TASK DESCRIPTION:
Locate the string "code" in the listing below. Copy every line where it is found.

[Figure scripts]
============================================================

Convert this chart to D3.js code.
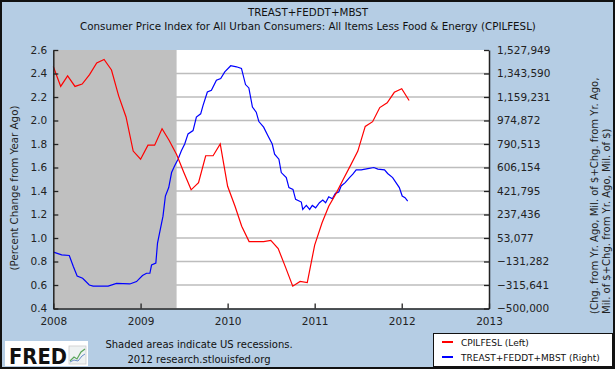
<!DOCTYPE html>
<html><head><meta charset="utf-8">
<script src="https://cdn.jsdelivr.net/npm/d3@7"></script>
<style>html,body{margin:0;padding:0;background:#b5cde4;} svg{display:block}</style>
</head><body><svg id="c" width="615" height="369"></svg>
<script>
// ---------- data ----------
const titleLines = ["TREAST+FEDDT+MBST",
  "Consumer Price Index for All Urban Consumers: All Items Less Food & Energy (CPILFESL)"];
const leftAxisTitle = "(Percent Change from Year Ago)";
const rightAxisTitle = ["(Chg. from Yr. Ago, Mil. of $+Chg. from Yr. Ago,",
  "Mil. of $+Chg. from Yr. Ago, Mil. of $)"];
const cpiStart = "2008-01-01";
const cpiValues = [
  2.46, 2.29, 2.38, 2.29, 2.31, 2.39, 2.49, 2.52, 2.43, 2.21, 2.03, 1.74,
  1.67, 1.79, 1.79, 1.93, 1.83, 1.71, 1.56, 1.41, 1.47, 1.70, 1.70, 1.80,
  1.44, 1.27, 1.10, 0.97, 0.97, 0.97, 0.98, 0.91, 0.75, 0.59, 0.63, 0.62,
  0.94, 1.13, 1.27, 1.38, 1.50, 1.62, 1.74, 1.95, 1.99, 2.11, 2.15, 2.24,
  2.27, 2.17];
const treasDates = [
  "2008-01-02","2008-02-05","2008-03-08","2008-03-25","2008-04-10","2008-05-03","2008-05-31","2008-06-16",
  "2008-08-18","2008-09-22","2008-11-17","2008-12-15","2009-01-09","2009-01-26","2009-02-09","2009-02-16",
  "2009-03-06","2009-03-13","2009-03-23","2009-04-05","2009-04-15","2009-04-29","2009-05-11","2009-05-24",
  "2009-06-07","2009-06-21","2009-07-05","2009-07-19","2009-08-09","2009-08-23","2009-09-10","2009-09-20",
  "2009-10-08","2009-10-25","2009-11-15","2009-12-03","2009-12-20","2010-01-14","2010-02-07","2010-02-28",
  "2010-03-17","2010-03-31","2010-04-15","2010-05-01","2010-05-12","2010-06-01","2010-06-19","2010-07-07",
  "2010-07-17","2010-08-04","2010-08-14","2010-09-04","2010-09-15","2010-10-02","2010-10-13","2010-11-06",
  "2010-11-12","2010-11-27","2010-12-11","2010-12-22","2011-01-05","2011-01-21","2011-02-04","2011-02-16",
  "2011-03-01","2011-03-16","2011-03-29","2011-04-12","2011-04-22","2011-05-09","2011-05-27","2011-06-10",
  "2011-06-24","2011-07-15","2011-08-12","2011-09-06","2011-09-23","2011-10-21","2011-11-03","2011-11-24",
  "2011-12-08","2011-12-22","2012-01-03","2012-01-15","2012-01-26"];
const treasValues = [
  -57538, -78740, -84270, -170919, -244663, -263099, -315641, -323937,
  -323937, -302736, -307345, -288909, -241897, -223461, -223461, -158936,
  -144187, 13440, 105619, 224531, 382158, 448527, 566517, 619059,
  671601, 737971, 790513, 869787, 895598, 1001604, 1027414, 1093784,
  1198868, 1211773, 1291048, 1303953, 1356495, 1404428, 1396132, 1383227,
  1256941, 1230209, 1079957, 1040320, 966576, 922330, 855960, 790513,
  711239, 671601, 566517, 526880, 448527, 434700, 356348, 335146,
  277073, 308414, 277073, 308414, 289978, 329616, 350817, 329616,
  376627, 360957, 403359, 413499, 461432, 487242, 526880, 553612,
  587718, 587718, 597858, 606154, 593249, 587718, 559142, 526880,
  487242, 448527, 382158, 369253, 342521];
const recession = ["2008-01-01", "2009-06-01"];
const yearTicks = [2008, 2009, 2010, 2011, 2012, 2013];
const leftTicks = [0.4, 0.6, 0.8, 1.0, 1.2, 1.4, 1.6, 1.8, 2.0, 2.2, 2.4, 2.6];
const rightTicks = [-500000, -315641, -131282, 53077, 237436, 421795, 606154,
  790513, 974872, 1159231, 1343590, 1527949];
const legendLabels = ["CPILFESL (Left)", "TREAST+FEDDT+MBST (Right)"];
const footerLines = ["Shaded areas indicate US recessions.", "2012 research.stlouisfed.org"];

// ---------- layout ----------
const W = 615, H = 369;
const P = {l: 53.3, r: 489, t: 50, b: 308.5};
const FONT = "'DejaVu Sans', Verdana, sans-serif";
const BG = "#b5cde4";
const RED = "#ff0000", BLUE = "#0000ff";

const parse = d3.timeParse("%Y-%m-%d");
const svg = d3.select("#c").attr("font-family", FONT);

svg.append("rect").attr("x", 1).attr("y", 1).attr("width", W - 2).attr("height", H - 2)
  .attr("fill", BG).attr("stroke", "#111").attr("stroke-width", 2);

const x = d3.scaleTime().domain([new Date(yearTicks[0], 0, 1), new Date(yearTicks[yearTicks.length - 1], 0, 1)])
  .range([P.l, P.r]);
const yL = d3.scaleLinear().domain([leftTicks[0], leftTicks[leftTicks.length - 1]]).range([P.b, P.t]);
const yR = d3.scaleLinear().domain([rightTicks[0], rightTicks[rightTicks.length - 1]]).range([P.b, P.t]);

// plot background
svg.append("rect").attr("x", P.l).attr("y", P.t).attr("width", P.r - P.l).attr("height", P.b - P.t)
  .attr("fill", "#fff");

// gridlines
svg.append("g").selectAll("line").data(leftTicks.slice(1, -1)).join("line")
  .attr("x1", P.l).attr("x2", P.r).attr("y1", d => yL(d)).attr("y2", d => yL(d))
  .attr("stroke", "#bdbdbd").attr("stroke-width", 1.6);

// recession shading
svg.append("rect").attr("x", x(parse(recession[0]))).attr("y", P.t)
  .attr("width", x(parse(recession[1])) - x(parse(recession[0]))).attr("height", P.b - P.t)
  .attr("fill", "#c0c0c0");

// lines
const cpiData = cpiValues.map((v, i) => ({d: d3.timeMonth.offset(parse(cpiStart), i), v}));
const treasData = treasDates.map((d, i) => ({d: parse(d), v: treasValues[i]}));

svg.append("path").datum(treasData)
  .attr("d", d3.line().x(d => x(d.d)).y(d => yR(d.v)))
  .attr("fill", "none").attr("stroke", BLUE).attr("stroke-width", 1.2);
svg.append("path").datum(cpiData)
  .attr("d", d3.line().x(d => x(d.d)).y(d => yL(d.v)))
  .attr("fill", "none").attr("stroke", RED).attr("stroke-width", 1.2);

// axes
function styleAxis(g) {
  g.select(".domain").attr("stroke", "#222").attr("stroke-width", 1.5);
  g.selectAll(".tick line").attr("stroke", "#222").attr("stroke-width", 1.3);
  g.selectAll(".tick text").attr("fill", "#222").attr("font-family", FONT);
}
svg.append("g").attr("transform", `translate(${P.l},0)`)
  .call(d3.axisLeft(yL).tickValues(leftTicks).tickFormat(d3.format(".1f")).tickSize(-5).tickPadding(6).tickSizeOuter(0))
  .call(styleAxis).call(g => g.selectAll("text").attr("font-size", 10.5));
svg.append("g").attr("transform", `translate(${P.r},0)`)
  .call(d3.axisRight(yR).tickValues(rightTicks).tickFormat(d3.format(",")).tickSize(-5).tickPadding(8).tickSizeOuter(0))
  .call(styleAxis).call(g => g.selectAll("text").attr("font-size", 10.5));
svg.append("g").attr("transform", `translate(0,${P.b})`)
  .call(d3.axisBottom(x).tickValues(yearTicks.map(y => new Date(y, 0, 1))).tickFormat(d3.timeFormat("%Y")).tickSize(-5).tickPadding(9).tickSizeOuter(0))
  .call(styleAxis).call(g => g.selectAll("text").attr("font-size", 10.5));

// titles
svg.append("g").selectAll("text").data(titleLines).join("text")
  .attr("x", 308).attr("y", (d, i) => 16 + i * 14).attr("text-anchor", "middle")
  .attr("font-size", 10.3).attr("fill", "#111").text(d => d);

svg.append("text").attr("transform", `translate(18,188) rotate(-90)`).attr("text-anchor", "middle")
  .attr("font-size", 10.3).attr("fill", "#222").text(leftAxisTitle);
svg.append("g").selectAll("text").data(rightAxisTitle).join("text")
  .attr("transform", (d, i) => `translate(${598 + i * 12},314) rotate(-90)`)
  .attr("font-size", 10).attr("fill", "#222").text(d => d);

// footer: logo
const logo = svg.append("g");
logo.append("rect").attr("x", 5).attr("y", 341).attr("width", 83).attr("height", 25).attr("fill", "#fff");
logo.append("text").attr("x", 9).attr("y", 364).attr("font-size", 21).attr("font-weight", "bold")
  .attr("font-family", "'DejaVu Sans', Arial, sans-serif").attr("fill", "#111")
  .attr("textLength", 58).attr("lengthAdjust", "spacingAndGlyphs").text("FRED");
logo.append("rect").attr("x", 69).attr("y", 346).attr("width", 17).attr("height", 18)
  .attr("fill", "#eef2f2").attr("stroke", "#ccc").attr("stroke-width", 0.8);
logo.append("path").attr("d", "M70,361 L74,357 L77,359 L81,352 L85,349").attr("fill", "none")
  .attr("stroke", "#5aa55a").attr("stroke-width", 1.2);
logo.append("path").attr("d", "M70,362 L74,360 L78,361 L82,356 L85,354").attr("fill", "none")
  .attr("stroke", "#6a8cc8").attr("stroke-width", 1);

svg.append("g").selectAll("text").data(footerLines).join("text")
  .attr("x", 199).attr("y", (d, i) => 348 + i * 15).attr("text-anchor", "middle")
  .attr("font-size", 10).attr("fill", "#111").text(d => d);

// legend
const lg = svg.append("g");
lg.append("rect").attr("x", 433.5).attr("y", 333.5).attr("width", 179).attr("height", 33)
  .attr("fill", "#fff").attr("stroke", "#111").attr("stroke-width", 1);
const items = lg.selectAll("g").data(legendLabels).join("g")
  .attr("transform", (d, i) => `translate(0,${342 + i * 15})`);
items.append("line").attr("x1", 442).attr("x2", 453).attr("y1", 0).attr("y2", 0)
  .attr("stroke", (d, i) => i ? BLUE : RED).attr("stroke-width", 2);
items.append("text").attr("x", 461).attr("y", 3.5).attr("font-size", 9).attr("fill", "#111").text(d => d);
</script>
</body></html>
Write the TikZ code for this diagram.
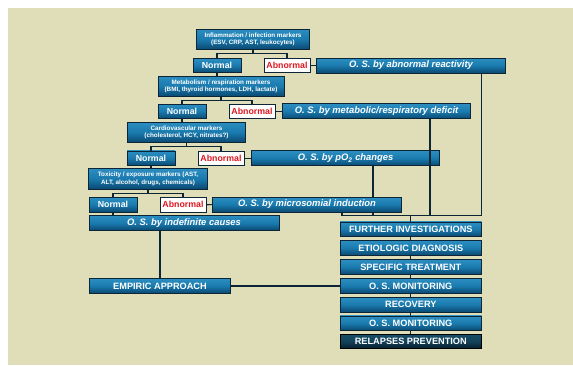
\documentclass[tikz,border=0pt]{standalone}
\usepackage{fontspec}
\setmainfont{Liberation Sans}
\definecolor{paper}{RGB}{223,222,184}
\definecolor{boxtop}{RGB}{44,142,192}
\definecolor{boxmid}{RGB}{26,122,174}
\definecolor{boxbot}{RGB}{10,72,112}
\definecolor{darktop}{RGB}{22,76,102}
\definecolor{darkbot}{RGB}{6,30,44}
\definecolor{edgeblue}{RGB}{12,38,56}
\definecolor{abred}{RGB}{222,22,32}

\begin{document}
\begin{tikzpicture}[x=1pt,y=-1pt]
  \tikzstyle{every node}=[inner sep=0pt,align=center]
  \tikzstyle{box}=[draw=edgeblue,line width=0.9pt,top color=boxtop,bottom color=boxbot,middle color=boxmid,
                   text=white,font=\bfseries\fontsize{8.8}{10}\selectfont]
  \tikzstyle{marker}=[box,font=\bfseries\fontsize{6.3}{7.4}\selectfont,minimum height=20.5pt]
  \tikzstyle{normal}=[box,minimum width=48pt,minimum height=14.5pt]
  \tikzstyle{abnormal}=[draw=edgeblue,line width=0.9pt,fill=white,text=abred,
                        font=\bfseries\fontsize{8.8}{10}\selectfont,minimum width=46pt,minimum height=14.5pt]
  \tikzstyle{cause}=[box,font=\bfseries\itshape\fontsize{9.4}{11}\selectfont,minimum width=188.5pt,minimum height=15pt]
  \tikzstyle{stepbox}=[box,font=\bfseries\fontsize{9.2}{11}\selectfont,minimum width=141.5pt,minimum height=14.5pt]
  \tikzstyle{link}=[draw=edgeblue,line width=1.1pt]

  \useasboundingbox (0,0) rectangle (573,365);
  \fill[white] (0,0) rectangle (573,365);
  \fill[paper] (8,8) rectangle (573,365);

  % marker cascade
  \node[marker,minimum width=113pt] (inf) at (253,39.3) {Inflammation / infection markers\\(ESV, CRP, AST, leukocytes)};
  \node[normal] (n1) at (217,65.5) {Normal};
  \node[abnormal] (a1) at (287,65.5) {Abnormal};
  \node[cause] (r1) at (411,65.5) {O. S. by abnormal reactivity};

  \node[marker,minimum width=126pt] (met) at (221,86.3) {Metabolism / respiration markers\\(BMI, thyroid hormones, LDH, lactate)};
  \node[normal] (n2) at (182,111.3) {Normal};
  \node[abnormal] (a2) at (252,111.3) {Abnormal};
  \node[cause] (r2) at (376.5,111.3) {O. S. by metabolic/respiratory deficit};

  \node[marker,minimum width=118.5pt] (car) at (186.5,132.3) {Cardiovascular markers\\(cholesterol, HCY, nitrates?)};
  \node[normal] (n3) at (151,158.2) {Normal};
  \node[abnormal] (a3) at (221,158.2) {Abnormal};
  \node[cause] (r3) at (345.6,158.2) {O. S. by pO\textsubscript{2} changes};

  \node[marker,minimum width=119pt] (tox) at (148,178.7) {Toxicity / exposure markers (AST,\\ALT, alcohol, drugs, chemicals)};
  \node[normal] (n4) at (113,204.8) {Normal};
  \node[abnormal] (a4) at (183,204.8) {Abnormal};
  \node[cause] (r4) at (307,204.5) {O. S. by microsomial induction};
  \node[cause,minimum width=190pt] (ind) at (184,223) {O. S. by indefinite causes};

  % right column
  \node[stepbox] (fi) at (410.8,229.2) {FURTHER INVESTIGATIONS};
  \node[stepbox] (eti) at (410.8,248) {ETIOLOGIC DIAGNOSIS};
  \node[stepbox] (spe) at (410.8,267) {SPECIFIC TREATMENT};
  \node[stepbox] (mon1) at (410.8,286) {O. S. MONITORING};
  \node[stepbox] (rec) at (410.8,304.7) {RECOVERY};
  \node[stepbox] (mon2) at (410.8,323.2) {O. S. MONITORING};
  \node[stepbox,top color=darktop,bottom color=darkbot,middle color=darktop!80!darkbot,draw=black] (rel) at (410.8,341.3) {RELAPSES PREVENTION};
  \node[stepbox] (emp) at (160,286) {EMPIRIC APPROACH};

  % brackets under the markers
  \draw[link] (n1.north) |- (253,53.5) -| (a1.north);
  \draw[link] (inf.south) -- (253,53.5);
  \draw[link] (n2.north) |- (221,100.3) -| (a2.north);
  \draw[link] (met.south) -- (221,100.3);
  \draw[link] (n3.north) |- (186.5,146.6) -| (a3.north);
  \draw[link] (car.south) -- (186.5,146.6);
  \draw[link] (n4.north) |- (148,193.2) -| (a4.north);
  \draw[link] (tox.south) -- (148,193.2);

  \draw[link] (n1.south) -- (n1.south |- met.north);
  \draw[link] (n2.south) -- (n2.south |- car.north);
  \draw[link] (n3.south) -- (n3.south |- tox.north);
  \draw[link] (n4.south) -- (n4.south |- ind.north);

  \draw[link] (a1.east) -- (r1.west);
  \draw[link] (a2.east) -- (r2.west);
  \draw[link] (a3.east) -- (r3.west);
  \draw[link] (a4.east) -- (r4.west);

  % collecting bus
  \coordinate (busL) at (342,215.5);
  \coordinate (busR) at (481.5,215.5);
  \coordinate (xdef) at (430,0);
  \coordinate (xpo) at (373,0);
  \draw[link] (busL |- r4.south) -- (busL) -- (busR) -- (busR |- r1.south);
  \draw[link] (xdef |- r2.south) -- (xdef |- busL);
  \draw[link] (xpo |- r3.south) -- (xpo |- r4.north);
  \draw[link] (xpo |- r4.south) -- (xpo |- busL);
  \draw[link] (fi.north |- busL) -- (fi.north);

  \draw[link] (fi.south) -- (eti.north) (eti.south) -- (spe.north) (spe.south) -- (mon1.north)
              (mon1.south) -- (rec.north) (rec.south) -- (mon2.north) (mon2.south) -- (rel.north);

  \draw[link] (ind.south -| emp.north) -- (emp.north);
  \draw[link] (emp.east) -- (mon1.west);
\end{tikzpicture}
\end{document}
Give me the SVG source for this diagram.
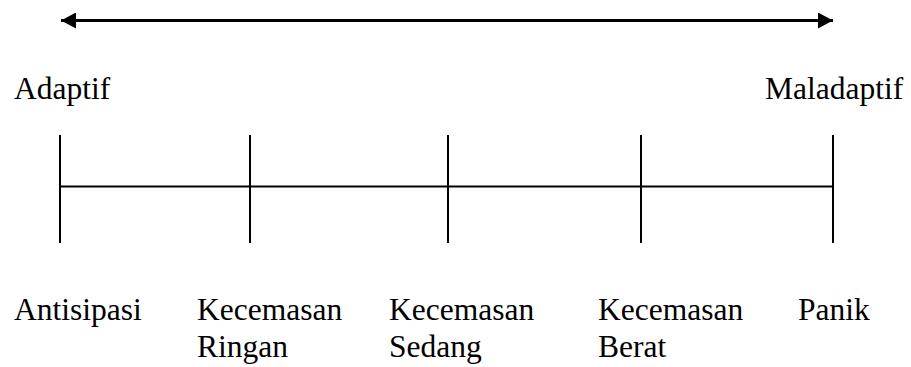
<svg xmlns="http://www.w3.org/2000/svg" width="911" height="367" viewBox="0 0 911 367">
<style>
.t{font-family:"Liberation Serif","Times New Roman",serif;font-size:31.5px;fill:#000}
.ln{stroke:#000;stroke-width:2;fill:none}
</style>
<defs>
<marker id="ah" viewBox="0 0 15 16" refX="15" refY="8" markerWidth="15" markerHeight="16" markerUnits="userSpaceOnUse" orient="auto-start-reverse">
<path d="M0,0 L15,8 L0,16 Z" fill="#000"/>
</marker>
</defs>
<g id="connectors">
<line id="arrow" x1="61" y1="20.5" x2="833" y2="20.5" stroke="#000" stroke-width="3" marker-start="url(#ah)" marker-end="url(#ah)"/>
<line class="ln" x1="60" y1="186.5" x2="833" y2="186.5"/>
<line class="ln" x1="60" y1="135" x2="60" y2="243"/>
<line class="ln" x1="250" y1="135" x2="250" y2="243"/>
<line class="ln" x1="448" y1="135" x2="448" y2="243"/>
<line class="ln" x1="641" y1="135" x2="641" y2="243"/>
<line class="ln" x1="833" y1="135" x2="833" y2="243"/>
</g>
<g id="adaptif"><text class="t" x="14" y="99">Adaptif</text></g>
<g id="maladaptif"><text class="t" x="765" y="99">Maladaptif</text></g>
<g id="antisipasi"><text class="t" x="14" y="320">Antisipasi</text></g>
<g id="ringan"><text class="t" x="197" y="320">Kecemasan</text><text class="t" x="197" y="357">Ringan</text></g>
<g id="sedang"><text class="t" x="389" y="320">Kecemasan</text><text class="t" x="389" y="357">Sedang</text></g>
<g id="berat"><text class="t" x="598" y="320">Kecemasan</text><text class="t" x="598" y="357">Berat</text></g>
<g id="panik"><text class="t" x="798" y="320">Panik</text></g>
</svg>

============================================================

SOLUTION TO THIS PROBLEM:
Convert this chart to D3.js code.
Write the TikZ code for this diagram.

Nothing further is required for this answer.